** begin **
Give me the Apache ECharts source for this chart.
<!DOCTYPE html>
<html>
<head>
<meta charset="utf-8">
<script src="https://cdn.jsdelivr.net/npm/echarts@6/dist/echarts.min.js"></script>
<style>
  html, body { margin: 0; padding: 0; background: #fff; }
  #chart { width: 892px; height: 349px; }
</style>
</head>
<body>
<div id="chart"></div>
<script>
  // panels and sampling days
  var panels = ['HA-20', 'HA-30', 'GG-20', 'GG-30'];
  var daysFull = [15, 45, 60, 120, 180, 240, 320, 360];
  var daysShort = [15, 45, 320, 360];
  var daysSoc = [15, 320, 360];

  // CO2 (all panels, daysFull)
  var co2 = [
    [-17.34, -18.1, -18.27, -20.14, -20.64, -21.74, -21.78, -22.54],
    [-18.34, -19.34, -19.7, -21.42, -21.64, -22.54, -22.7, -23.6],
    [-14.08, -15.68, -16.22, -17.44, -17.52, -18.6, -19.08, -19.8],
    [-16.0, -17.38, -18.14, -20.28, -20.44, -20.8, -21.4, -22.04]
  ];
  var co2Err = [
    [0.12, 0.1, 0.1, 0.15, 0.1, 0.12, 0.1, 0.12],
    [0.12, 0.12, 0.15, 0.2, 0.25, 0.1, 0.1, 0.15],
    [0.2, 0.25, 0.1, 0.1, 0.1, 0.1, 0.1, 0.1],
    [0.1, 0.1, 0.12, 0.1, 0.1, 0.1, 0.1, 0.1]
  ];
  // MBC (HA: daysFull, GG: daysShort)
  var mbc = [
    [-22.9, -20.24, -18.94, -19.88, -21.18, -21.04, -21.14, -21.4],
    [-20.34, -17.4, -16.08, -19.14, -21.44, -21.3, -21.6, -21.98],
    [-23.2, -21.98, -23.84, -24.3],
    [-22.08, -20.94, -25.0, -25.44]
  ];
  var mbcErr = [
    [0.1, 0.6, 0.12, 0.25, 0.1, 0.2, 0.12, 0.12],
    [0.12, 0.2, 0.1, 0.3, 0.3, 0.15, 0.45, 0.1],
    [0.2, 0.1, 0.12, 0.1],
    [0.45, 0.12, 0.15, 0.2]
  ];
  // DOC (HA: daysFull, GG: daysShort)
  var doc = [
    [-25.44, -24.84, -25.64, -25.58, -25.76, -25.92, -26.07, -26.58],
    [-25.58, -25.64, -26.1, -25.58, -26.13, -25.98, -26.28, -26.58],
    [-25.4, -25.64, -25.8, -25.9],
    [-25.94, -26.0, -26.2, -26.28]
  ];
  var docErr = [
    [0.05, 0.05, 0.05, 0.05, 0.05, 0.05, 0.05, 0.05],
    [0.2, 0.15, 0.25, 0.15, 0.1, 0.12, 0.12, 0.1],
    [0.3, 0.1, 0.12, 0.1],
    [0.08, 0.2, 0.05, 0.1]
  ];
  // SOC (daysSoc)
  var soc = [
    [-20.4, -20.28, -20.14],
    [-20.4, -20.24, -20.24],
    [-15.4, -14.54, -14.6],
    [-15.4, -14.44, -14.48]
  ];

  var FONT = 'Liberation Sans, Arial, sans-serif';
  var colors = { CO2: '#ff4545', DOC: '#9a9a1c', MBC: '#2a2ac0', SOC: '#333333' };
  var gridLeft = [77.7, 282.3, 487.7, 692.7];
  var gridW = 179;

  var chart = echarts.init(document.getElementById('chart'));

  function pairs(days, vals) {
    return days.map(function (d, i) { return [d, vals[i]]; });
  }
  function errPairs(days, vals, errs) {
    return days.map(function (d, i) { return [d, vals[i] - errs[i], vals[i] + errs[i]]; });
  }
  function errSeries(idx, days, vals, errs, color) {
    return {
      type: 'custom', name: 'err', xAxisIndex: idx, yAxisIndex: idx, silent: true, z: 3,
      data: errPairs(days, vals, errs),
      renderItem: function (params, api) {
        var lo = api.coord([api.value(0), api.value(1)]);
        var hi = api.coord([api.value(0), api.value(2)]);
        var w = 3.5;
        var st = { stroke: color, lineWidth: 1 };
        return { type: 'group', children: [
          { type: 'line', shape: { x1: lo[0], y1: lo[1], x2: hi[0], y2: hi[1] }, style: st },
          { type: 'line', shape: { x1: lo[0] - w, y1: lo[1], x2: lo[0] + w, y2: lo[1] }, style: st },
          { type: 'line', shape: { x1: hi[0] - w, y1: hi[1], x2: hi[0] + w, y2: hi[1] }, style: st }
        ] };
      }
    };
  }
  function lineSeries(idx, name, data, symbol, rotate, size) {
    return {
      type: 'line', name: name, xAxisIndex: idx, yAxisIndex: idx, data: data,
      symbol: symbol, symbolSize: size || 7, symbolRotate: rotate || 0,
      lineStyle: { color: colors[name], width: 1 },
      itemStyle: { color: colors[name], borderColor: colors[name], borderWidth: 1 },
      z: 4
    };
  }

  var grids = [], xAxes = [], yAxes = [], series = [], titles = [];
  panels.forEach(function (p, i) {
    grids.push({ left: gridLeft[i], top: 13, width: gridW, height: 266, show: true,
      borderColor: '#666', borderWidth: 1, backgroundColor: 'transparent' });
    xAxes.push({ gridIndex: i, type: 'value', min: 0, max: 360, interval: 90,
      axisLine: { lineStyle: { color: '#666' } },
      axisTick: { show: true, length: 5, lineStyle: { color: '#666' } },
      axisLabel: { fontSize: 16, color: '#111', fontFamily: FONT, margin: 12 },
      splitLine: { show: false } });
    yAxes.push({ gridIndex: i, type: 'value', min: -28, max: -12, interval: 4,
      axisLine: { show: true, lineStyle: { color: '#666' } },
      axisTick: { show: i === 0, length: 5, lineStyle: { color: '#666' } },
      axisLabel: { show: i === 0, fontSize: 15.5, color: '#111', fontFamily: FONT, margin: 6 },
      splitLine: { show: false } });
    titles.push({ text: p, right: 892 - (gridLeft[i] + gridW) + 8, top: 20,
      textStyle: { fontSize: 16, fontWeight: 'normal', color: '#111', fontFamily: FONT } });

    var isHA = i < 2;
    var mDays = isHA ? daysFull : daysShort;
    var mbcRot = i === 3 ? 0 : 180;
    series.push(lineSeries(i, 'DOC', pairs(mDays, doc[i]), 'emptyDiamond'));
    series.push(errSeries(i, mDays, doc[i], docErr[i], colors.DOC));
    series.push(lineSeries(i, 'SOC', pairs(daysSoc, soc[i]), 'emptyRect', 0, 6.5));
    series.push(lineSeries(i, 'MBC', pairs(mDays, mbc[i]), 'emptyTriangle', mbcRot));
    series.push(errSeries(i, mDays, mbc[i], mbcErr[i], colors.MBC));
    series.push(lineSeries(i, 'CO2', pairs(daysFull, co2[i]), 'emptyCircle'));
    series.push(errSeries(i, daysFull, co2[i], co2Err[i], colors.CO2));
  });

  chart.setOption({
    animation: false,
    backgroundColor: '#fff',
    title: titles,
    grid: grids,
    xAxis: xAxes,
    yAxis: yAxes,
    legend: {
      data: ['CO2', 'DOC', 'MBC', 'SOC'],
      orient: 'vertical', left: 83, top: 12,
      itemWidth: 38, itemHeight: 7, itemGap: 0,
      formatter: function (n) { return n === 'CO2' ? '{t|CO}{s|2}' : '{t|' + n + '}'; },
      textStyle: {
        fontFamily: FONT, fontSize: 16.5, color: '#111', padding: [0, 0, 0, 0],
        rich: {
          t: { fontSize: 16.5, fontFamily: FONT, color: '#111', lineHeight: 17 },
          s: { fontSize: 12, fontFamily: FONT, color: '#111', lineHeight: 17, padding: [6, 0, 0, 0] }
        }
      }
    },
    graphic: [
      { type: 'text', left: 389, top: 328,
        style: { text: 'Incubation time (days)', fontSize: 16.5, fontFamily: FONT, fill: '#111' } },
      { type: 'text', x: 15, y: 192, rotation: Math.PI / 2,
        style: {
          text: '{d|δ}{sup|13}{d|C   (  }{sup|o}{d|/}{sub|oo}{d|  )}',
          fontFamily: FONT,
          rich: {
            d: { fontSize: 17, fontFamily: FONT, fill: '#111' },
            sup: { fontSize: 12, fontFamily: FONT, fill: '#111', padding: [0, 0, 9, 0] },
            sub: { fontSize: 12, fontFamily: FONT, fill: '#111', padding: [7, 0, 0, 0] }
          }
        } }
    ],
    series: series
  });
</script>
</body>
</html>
** end **
● REQUIREMENTS
Write out exactly the lines from the start of the material through the line with "var daysSoc = [15, 320, 360];". No other output is expected.

● OUTPUT
Give me the Apache ECharts source for this chart.
<!DOCTYPE html>
<html>
<head>
<meta charset="utf-8">
<script src="https://cdn.jsdelivr.net/npm/echarts@6/dist/echarts.min.js"></script>
<style>
  html, body { margin: 0; padding: 0; background: #fff; }
  #chart { width: 892px; height: 349px; }
</style>
</head>
<body>
<div id="chart"></div>
<script>
  // panels and sampling days
  var panels = ['HA-20', 'HA-30', 'GG-20', 'GG-30'];
  var daysFull = [15, 45, 60, 120, 180, 240, 320, 360];
  var daysShort = [15, 45, 320, 360];
  var daysSoc = [15, 320, 360];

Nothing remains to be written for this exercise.